It’s strange to think the girl I first saw in a 200 person venue in Sydney over a year ago was the performer that I saw on stage infant of 6,000 at Newcastle Entertainment Centre on the 19th. In just over a year Lorde has evolved into such a confident performer that she was nearly unrecognisable from the girl I saw back then.
The night started with the Canberra trio Safia who have also come a long way since the first time I saw them live. Lead singer Ben Woolner offered the crowd a stunning vocal show, energetically striding across the stage. The front row was really getting into the feel of the trio, jumping and dancing around like they weren’t being slowly squished against the barrier by the people behind them.
Covers of The Ashton Shuffle’s hit “Tear It Down” got a great response from the crowd who cheered and bopped along to the remix. The group finished with the track “Listen to Soul” while some funky light shows coupled with erratic jumps across the stage signaled the perfect ending to an opening set that really got the crowd pumped for the main show.
The lights went out and a low hum of a baseline vibrated throughout the deathly quiet arena. A singular spotlight hit the stage to reveal “Lorde” looking sharp in a navy blue oversized suit, busting out the first few lines of an simplified version of the track “Glory and Gore“. The lights died down again after some quirky dancing and the black curtain was yanked down to reveal her band set up a synth guy and drummer surrounded by flickering candles. The backdrop a deep red velvet curtain with a trio or ornate framed screens held high above the stage illuminated as the bass shook in for “Biting Down“.
Through the 14 song set Lorde proved over and over again just why she had gained so much international attention over the past year and had become such a powerful force in music. Her stage presence which went from little twitches to full on letting loose and dancing wildly during tracks like “Tennis Court” and “Bravado” a track which is introduced as “This is a song about confidence… faking it“.

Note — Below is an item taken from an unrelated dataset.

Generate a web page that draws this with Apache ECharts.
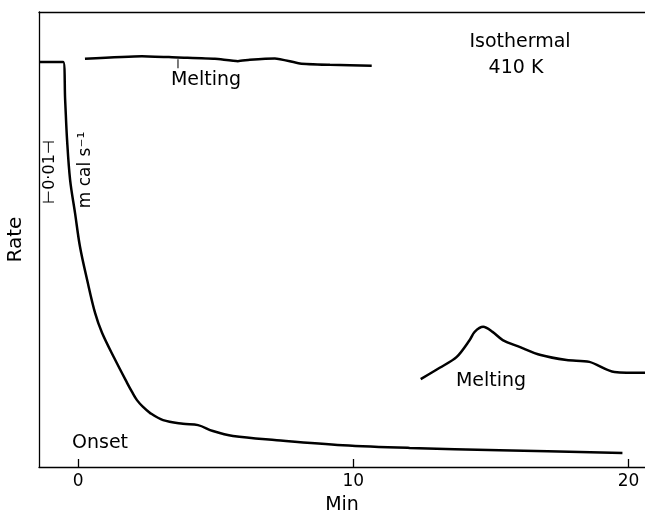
<!DOCTYPE html>
<html>
<head>
<meta charset="utf-8">
<script src="https://cdn.jsdelivr.net/npm/echarts@6/dist/echarts.min.js"></script>
<style>
  html, body { margin: 0; padding: 0; background: #fff; }
  #chart { width: 645px; height: 514px; }
</style>
</head>
<body>
<div id="chart"></div>
<script>
// time in min, rate in arbitrary units (0-100 over the frame height)
var onsetTime = [-1.42, -0.54, -0.47, -0.40, -0.29, -0.11, 0.07, 0.33, 0.62, 0.87, 1.31, 1.78, 1.96, 2.14, 2.36, 2.61, 3.09, 3.81, 4.36, 4.90, 5.63, 7.22, 9.62, 12.05, 15.32, 19.78]
var onsetRate = [89.0, 89.0, 80.7, 71.9, 63.1, 55.8, 48.4, 41.1, 33.8, 29.5, 24.0, 18.5, 16.5, 14.7, 13.2, 11.9, 10.3, 9.5, 9.2, 7.9, 6.8, 5.9, 4.8, 4.2, 3.7, 3.1]
var topTime = [0.25, 2.32, 3.63, 4.97, 5.81, 6.24, 7.15, 8.06, 9.15, 10.67]
var topRate = [89.7, 90.3, 90.0, 89.7, 89.2, 89.5, 89.8, 88.7, 88.4, 88.2]
var meltTime = [12.45, 13.14, 13.76, 14.23, 14.41, 14.72, 15.06, 15.43, 16.04, 16.81, 17.75, 18.58, 19.49, 20.6]
var meltRate = [19.3, 21.8, 24.2, 27.9, 29.7, 30.8, 29.7, 27.9, 26.4, 24.6, 23.5, 23.1, 20.9, 20.7]
var markTime = [3.63]
var markRate = [88.6]
var xTicks = [0, 10, 20]

function pairs(xs, ys) {
    return xs.map(function (x, i) { return [x, ys[i]] })
}

var font = 'DejaVu Sans'
var lineStyle = { color: '#000', width: 2.5 }

function note(x, y, text, size, rot) {
    return {
        type: 'text', x: x, y: y, rotation: rot || 0,
        style: { text: text, font: size + 'px ' + font, fill: '#000', align: 'center', verticalAlign: 'middle' }
    }
}

var option = {
    backgroundColor: '#fff',
    animation: false,
    grid: { left: 39, top: 12, right: 0, bottom: 47, outerBoundsMode: 'none' },
    xAxis: [{
        type: 'value',
        min: -1.42,
        max: 20.6,
        name: 'Min',
        nameLocation: 'middle',
        nameGap: 29,
        nameTextStyle: { color: '#000', fontSize: 19, fontFamily: font },
        splitLine: { show: false },
        axisLine: { show: true, onZero: false, lineStyle: { color: '#000', width: 1.3 } },
        axisTick: { show: true, inside: true, length: 8, customValues: xTicks, lineStyle: { color: '#000', width: 1.3 } },
        axisLabel: { customValues: xTicks, color: '#000', fontSize: 17, fontFamily: font, margin: 6 }
    }, {
        type: 'value',
        position: 'top',
        min: -1.42,
        max: 20.6,
        splitLine: { show: false },
        axisLine: { show: true, onZero: false, lineStyle: { color: '#000', width: 1.3 } },
        axisTick: { show: false },
        axisLabel: { show: false }
    }],
    yAxis: {
        type: 'value',
        min: 0,
        max: 100,
        name: 'Rate',
        nameLocation: 'middle',
        nameGap: 13,
        nameTextStyle: { color: '#000', fontSize: 20, fontFamily: font },
        splitLine: { show: false },
        axisLine: { show: true, onZero: false, lineStyle: { color: '#000', width: 1.3 } },
        axisTick: { show: false },
        axisLabel: { show: false }
    },
    series: [{
        type: 'line',
        data: pairs(onsetTime, onsetRate),
        smooth: 0.35,
        symbol: 'none',
        lineStyle: lineStyle
    }, {
        type: 'line',
        data: pairs(topTime, topRate),
        smooth: 0.2,
        symbol: 'none',
        lineStyle: lineStyle
    }, {
        type: 'line',
        data: pairs(meltTime, meltRate),
        smooth: 0.3,
        symbol: 'none',
        lineStyle: lineStyle
    }, {
        type: 'scatter',
        data: pairs(markTime, markRate),
        symbol: 'rect',
        symbolSize: [1.3, 9],
        itemStyle: { color: '#000' }
    }],
    graphic: [
        note(206, 80, 'Melting', 19),
        note(520, 42, 'Isothermal', 19),
        note(516, 68, '410 K', 19),
        note(491, 381, 'Melting', 19),
        note(100, 443, 'Onset', 19),
        note(86, 170, 'm cal s\u207B\u00B9', 17, Math.PI / 2),
        note(50, 172, '\u22A20\u00B701\u22A3', 16, Math.PI / 2)
    ]
}

var chart = echarts.init(document.getElementById('chart'))
chart.setOption(option)
</script>
</body>
</html>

There was speech before the track “Ribs” where Lorde lamented about how she missed her friends and family in New Zealand, and how on her way to the venue she reflected how much Newcastle reminded her of her hometown and that she loved it there. which gained a cheer from the audience. Amongst the tracks performed from her album “Pure Heroine“ Lorde also found time for two overs of “Easy” by Son Lux and “Swinging Party” by The Replacements.
It was nearing the end of the set and the lights were dimmed on the set whilst Lorde stood motionless in the centre of the stage. “Baby I rule,” began to echo throughout the venue accompanied by an heavy drum beat. If you had seen Lorde performing earlier this year at the Grammys then you’ll understand the magnificence and grandeur that is generated by this specific rework of her hit song “Royals“. Performing the stripped back version of the song with glowing crowns illuminated on the screens it was an understated moment perhaps during the set for such a big song but Lorde pulled it off.
That wasn’t the end of the set however, next came “Team” which was given an extended introduction and strobe lights that made the song feel huge. Mid song the track began a glitching bridge where Lorde left the stage whilst “dancing around the lies we tell//dancing around big eyes as well,” repeated. The crowd danced during this extended bit and a huge applause erupted as Lorde returned to the stage donned in a flowing gold cape to finish off Team before ending the show bathed in a spotlight singing “World Alone“.
It still amazes how much Lorde has grown as a performer since the first time I saw her a year ago.The awkward shy girl who hid entirely behind her hair for her full set has been replaced by a confident, woman on stage who lets go of any inhibitions and puts on a show to rival anyone else in the business. With work begun now on her sophomore album I cannot wait for her next Australian show and hope for a bigger even better production.